Several Russian media outlets have reported that Soshnev had a drug addiction and that the suspects in his murder were his dealers.

Two men have been arrested on suspicion of murdering the director of a Coca-Cola factory in St. Petersburg who had been missing since Friday, Russia's Investigative Committee said Wednesday.

The suspects gave statements that allowed investigators to recover the body of Dmitry Soshnev, the committee said in a statement. Soshnev, 37, had not been in contact with his family since he left his St. Petersburg home at about 8 a.m. on Friday to go to work, local prosecutors said.

Investigators named the suspects as convicted murderer Vyacheslav Finogenov and Denis Chkhitauri, an Azerbaijani national. According to investigators, the two men arranged to meet Soshnev near garages in St. Petersburg's Frunzensky district on Friday.

Finogenov shot Soshnev with a firearm, before he and Chkhitauri stole 150,000 rubles ($2,850) from the businessman, as well as the ownership documents to his BMW, which they intended to sell for 1 million rubles ($19,000), the Investigative Committee statement said.
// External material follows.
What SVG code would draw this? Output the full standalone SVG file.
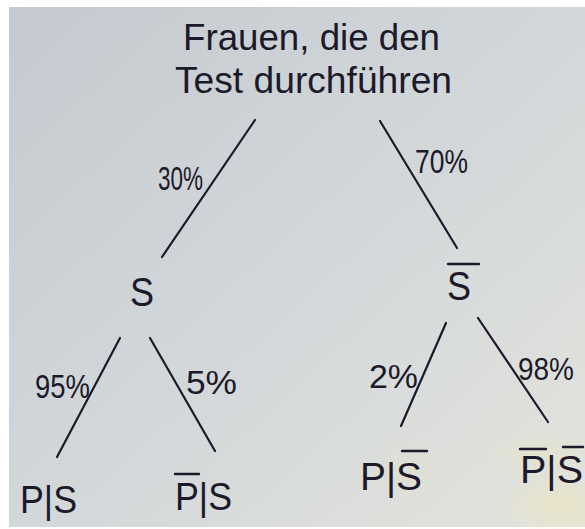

Several Russian media outlets have reported that Soshnev had a drug addiction and that the suspects in his murder were his dealers. This information has not been confirmed by investigators.

The St. Petersburg branch of the Investigative Committee said Tuesday that it had launched a murder case following a preliminary investigation into Soshnev's disappearance, but did not reveal how it came to suspect that the factory director had been killed.

Soshnev is not the first manager of a foreign company's Russian assets to go missing.

In December 2012, Yakov Fominykh, Hitachi's business development director in Russia, was last seen leaving the Moscow traffic police department. Fominykh's body was recovered the next day on the side of a rural road in the Tver region.

In October, a man was sentenced to nine years in prison over Fominykh's abduction and death, the Rosbalt news agency reported.